Bridging the Gap Between High School and College for Students with Disabilities

By , About.com Guide

The leap from high school to independent college life is difficult for any freshman, but it can be especially challenging for disabled students, who have spent 12 years in a fairly protected academic bubble. Ideally, their formative years were spent protected by and advocated for by not just their families, but their Individualized Education Plan teams - counselors, teachers and disability specialists. Now, they're off to independent life on a college campus and the transition can be rocky.

It can be particularly rocky for teens with certain disabilities, such as Asperger's Syndrome. Imagine getting used to roommates, dorm life, personal finance and a completely new environment overnight, when your disability includes extreme difficulty with social interaction, emotional cues, and any change of routine. Some students get around this by living at home while getting used to college. Some take the plunge into college life, only to become quickly embroiled in personal turmoil and academic problems. Some end up dropping out of college after college. And a lucky few have found transitional programs that help bridge the gap.

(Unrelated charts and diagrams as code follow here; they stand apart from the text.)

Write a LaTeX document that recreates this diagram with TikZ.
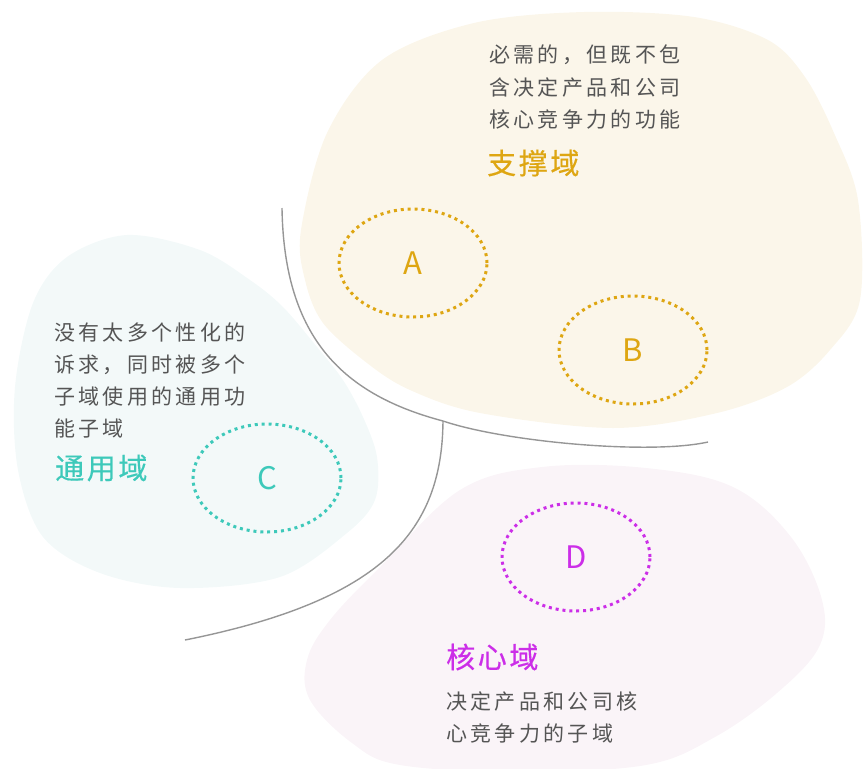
\documentclass[tikz,border=0pt]{standalone}
\usepackage{fontspec}
\usetikzlibrary{shapes.geometric}
\setmainfont{Noto Sans CJK SC}
\newfontfamily\cjkbody[LetterSpace=16]{Noto Sans CJK SC}
\newfontfamily\cjktitle[LetterSpace=9,FakeBold=0.4]{Noto Sans CJK SC}
\definecolor{gold}{RGB}{222,166,18}
\definecolor{tealc}{RGB}{61,201,186}
\definecolor{magc}{RGB}{204,46,232}
\definecolor{linegray}{RGB}{150,150,150}
\definecolor{txtgray}{RGB}{85,85,85}
\definecolor{beige}{RGB}{251,246,234}
\definecolor{tealbg}{RGB}{243,249,249}
\definecolor{pinkbg}{RGB}{250,244,248}
\tikzset{
  bodytxt/.style={anchor=west,inner sep=0pt,text=txtgray,font=\cjkbody\fontsize{21}{25}\selectfont},
  titletxt/.style={anchor=west,inner sep=0pt,font=\cjktitle\fontsize{29}{33}\selectfont},
  subdom/.style={ellipse,minimum width=148pt,minimum height=108pt,inner sep=0pt,
    line width=3pt,dash pattern=on 3pt off 3.9pt,font=\fontsize{31}{35}\selectfont},
  divider/.style={draw=linegray,line width=1.4pt}
}
\begin{document}
\begin{tikzpicture}[x=1pt,y=-1pt]
\useasboundingbox (0,0) rectangle (863,769);
% support blob
\fill[beige] plot[smooth cycle,tension=0.55] coordinates {
 (301,230) (327,133) (382,60) (474,23) (584,12) (694,17) (768,40) (805,77)
 (834,133) (858,200) (860,300) (830,350) (787,387) (717,413) (613,428)
 (480,413) (410,390) (367,363) (323,323) (305,280)};
% generic blob
\fill[tealbg] plot[smooth cycle,tension=0.55] coordinates {
 (127,235) (200,250) (250,280) (283,307) (317,347) (343,380) (363,417)
 (377,457) (375,500) (347,533) (280,577) (180,588) (100,573) (43,537)
 (18,470) (15,387) (33,303) (67,257)};
% core blob
\fill[pinkbg] plot[smooth cycle,tension=0.6] coordinates {
 (460,490) (542,467) (646,468) (733,487) (791,537) (822,600) (819,647)
 (777,693) (715,737) (646,765) (520,772) (400,765) (352,743) (310,700)
 (307,660) (330,620) (380,567)};
% dividers
\coordinate (top) at (282,208);
\coordinate (j) at (443,421);
\coordinate (r) at (708,442);
\coordinate (bl) at (185,640);
\draw[divider] (top) .. controls (284,340) and (345,395) .. (j)
  .. controls (505,442) and (650,455) .. (r);
\draw[divider] (j) .. controls (442,530) and (385,600) .. (bl);
% subdomains
\node[subdom,draw=gold,text=gold] (A) at (413,263) {A};
\node[subdom,draw=gold,text=gold] (B) at (633,350) {B};
\node[subdom,draw=tealc,text=tealc] (C) at (267,478) {C};
\node[subdom,draw=magc,text=magc] (D) at (576,557) {D};
% support texts
\node[bodytxt] (s1) at (489,55) {必需的，但既不包};
\node[bodytxt] (s2) at (489,88) {含决定产品和公司};
\node[bodytxt] (s3) at (489,120) {核心竞争力的功能};
\node[titletxt,text=gold] (st) at (487,163) {支撑域};
% generic texts
\node[bodytxt] (g1) at (54,332) {没有太多个性化的};
\node[bodytxt] (g2) at (54,365) {诉求，同时被多个};
\node[bodytxt] (g3) at (54,397) {子域使用的通用功};
\node[bodytxt] (g4) at (54,428) {能子域};
\node[titletxt,text=tealc] (gt) at (55,468) {通用域};
% core texts
\node[titletxt,text=magc] (ct) at (446,657) {核心域};
\node[bodytxt] (c1) at (446,702) {决定产品和公司核};
\node[bodytxt] (c2) at (446,734) {心竞争力的子域};
\end{tikzpicture}
\end{document}
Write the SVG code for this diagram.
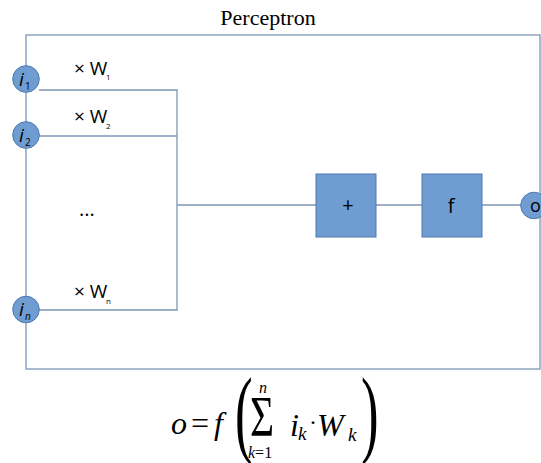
<svg xmlns="http://www.w3.org/2000/svg" width="541" height="463" viewBox="0 0 541 463">
<style>
.ln{stroke:#7f97b6;stroke-width:1.3;fill:none}
.nd{fill:#6f9dd2;stroke:#4f79ad;stroke-width:1}
.sans{font-family:"Open Sans","Liberation Sans",sans-serif;fill:#000}
.ser{font-family:"Liberation Serif","DejaVu Serif",serif;fill:#000}
.it{font-style:italic}
</style>
<rect width="541" height="463" fill="#fff"/>
<text class="ser" x="268" y="25" font-size="22" text-anchor="middle">Perceptron</text>
<g id="connectors">
<rect class="ln" x="26" y="35" width="514" height="334"/>
<polyline class="ln" points="39,90 177,90 177,310 39,310"/>
<line class="ln" x1="39" y1="136" x2="177" y2="136"/>
<line class="ln" x1="177" y1="205" x2="316" y2="205"/>
<line class="ln" x1="376" y1="205" x2="422" y2="205"/>
<line class="ln" x1="482" y1="205" x2="521" y2="205"/>
</g>
<g id="w1"><text class="sans" x="74" y="75" font-size="19">× W</text><text class="sans" x="106" y="80" font-size="8">1</text></g>
<g id="w2"><text class="sans" x="74" y="123" font-size="19">× W</text><text class="sans" x="106" y="129" font-size="8">2</text></g>
<g id="dots"><text class="sans" x="79" y="216" font-size="20">...</text></g>
<g id="wn"><text class="sans" x="74" y="298" font-size="19">× W</text><text class="sans" x="106" y="304" font-size="8">n</text></g>
<g id="i1"><circle class="nd" cx="26" cy="79" r="13.3"/><text class="sans it" x="19" y="86" font-size="19">i</text><text class="sans" x="25" y="90" font-size="10">1</text></g>
<g id="i2"><circle class="nd" cx="26" cy="135" r="13.3"/><text class="sans it" x="19" y="142" font-size="19">i</text><text class="sans" x="25" y="146" font-size="10">2</text></g>
<g id="in"><circle class="nd" cx="26" cy="309.5" r="13.3"/><text class="sans it" x="19" y="316" font-size="19">i</text><text class="sans it" x="25" y="320" font-size="10">n</text></g>
<g id="sum"><rect class="nd" x="316" y="174" width="60" height="63"/><text class="sans" x="348" y="212" font-size="20" text-anchor="middle">+</text></g>
<g id="f"><rect class="nd" x="422" y="174" width="60" height="63"/><text class="sans" x="451" y="213" font-size="20" text-anchor="middle">f</text></g>
<g id="o"><circle class="nd" cx="534" cy="205.5" r="13.3"/><text class="sans" x="530" y="212" font-size="18">o</text></g>
<g id="formula">
<text class="ser it" x="171" y="434" font-size="32">o</text>
<text class="ser" x="191" y="434" font-size="32">=</text>
<text class="ser it" x="214" y="434" font-size="32">f</text>
<text class="ser" font-size="48" transform="translate(235,444.6) scale(1.1,2.03)">(</text>
<text class="ser" font-size="46" transform="translate(250,436) scale(0.9,1.25)">Σ</text>
<text class="ser it" x="259" y="393" font-size="16">n</text>
<text class="ser" x="248" y="458" font-size="16"><tspan font-style="italic">k</tspan>=1</text>
<text class="ser it" x="290" y="436" font-size="32">i</text>
<text class="ser it" x="298" y="440" font-size="19">k</text>
<text class="ser" x="309" y="430" font-size="24">·</text>
<text class="ser it" x="317" y="436" font-size="32">W</text>
<text class="ser it" x="348" y="441" font-size="19">k</text>
<text class="ser" font-size="48" transform="translate(361,444.6) scale(1.1,2.03)">)</text>
</g>
</svg>
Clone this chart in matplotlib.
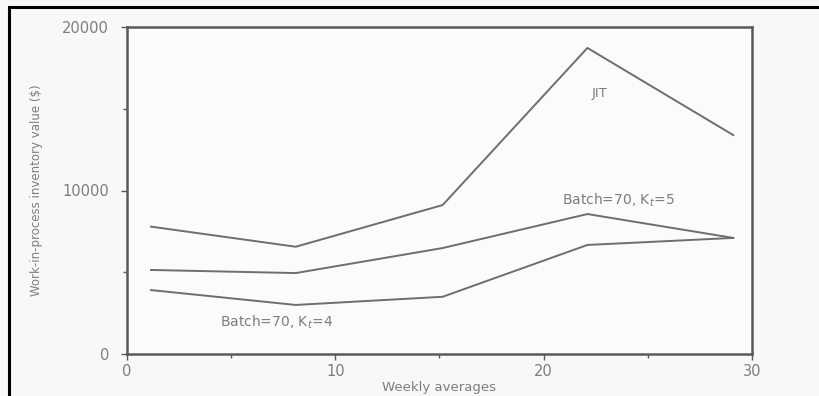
import matplotlib
matplotlib.use('Agg')
import matplotlib.pyplot as plt
from matplotlib.patches import Rectangle
from matplotlib.ticker import MultipleLocator

plt.rcParams['font.family'] = 'DejaVu Sans'

# weekly averages (x) and WIP inventory value ($)
weeks = [1.15, 8.1, 15.15, 22.1, 29.1]
jit = [7790, 6560, 9110, 18720, 13390]
batch_k5 = [5140, 4950, 6480, 8560, 7100]
batch_k4 = [3910, 3000, 3500, 6670, 7100]

LINE = '#6e6e6e'
AXIS = '#5a5a5a'
TEXT = '#7d7d7d'
BG = '#f8f8f8'

fig = plt.figure(figsize=(8.2, 3.96), dpi=100, facecolor=BG)
ax = fig.add_axes([127/820, 1 - 354/396, (752 - 127)/820, (354 - 27)/396])
ax.set_facecolor('#fbfbfb')

for ys in (jit, batch_k5, batch_k4):
    ax.plot(weeks, ys, color=LINE, lw=1.4)

ax.set_xlim(0, 30)
ax.set_ylim(0, 20000)
ax.xaxis.set_major_locator(MultipleLocator(10))
ax.xaxis.set_minor_locator(MultipleLocator(5))
ax.yaxis.set_major_locator(MultipleLocator(10000))
ax.yaxis.set_minor_locator(MultipleLocator(5000))
ax.tick_params(which='both', direction='out', color=AXIS, width=1.0)
ax.tick_params(which='major', length=4, labelsize=10.5, labelcolor=TEXT)
ax.tick_params(which='minor', length=3)
ax.tick_params(axis='y', pad=9)
ax.tick_params(axis='x', pad=3)
for s in ax.spines.values():
    s.set_color(AXIS)
    s.set_linewidth(1.8)

ax.set_xlabel('Weekly averages', fontsize=9.5, color=TEXT, labelpad=2)
ax.set_ylabel('Work-in-process inventory value ($)', fontsize=8.5, color=TEXT, labelpad=14)

ax.text(22.7, 15960, 'JIT', fontsize=9.5, color=TEXT, ha='center', va='center')
ax.text(23.6, 9420, 'Batch=70, K$_t$=5', fontsize=10, color=TEXT, ha='center', va='center')
ax.text(7.2, 1960, 'Batch=70, K$_t$=4', fontsize=10, color=TEXT, ha='center', va='center')

# black frame of the scanned page (right and bottom edges run off the image)
fig.patches.append(Rectangle((9/820, -0.05), 1.1, 1 - 7/396 + 0.05,
                             transform=fig.transFigure, fill=False,
                             edgecolor='black', linewidth=2.2))

fig.savefig('out.png', dpi=100, facecolor=BG)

One such program for students with Asperger's, high functioning autism, dyslexia and attention disorders is CIP, or the College Internship Program, which has branches in Northern California, Massachusetts, Florida and Indiana. The problem, says Janet Miller, who directs the Berkeley program, is not the academics. It's everything else, from setting alarm clocks and remembering to take showers to prioritizing study time. So students at CIP divide their time between regular academia - with courses at nearby community or 4-year colleges - and independent life training. They live in a dorm, comprised of 2-bedroom apartments, cook communally and attend tutoring sessions, social peer counseling and executive functioning classes together.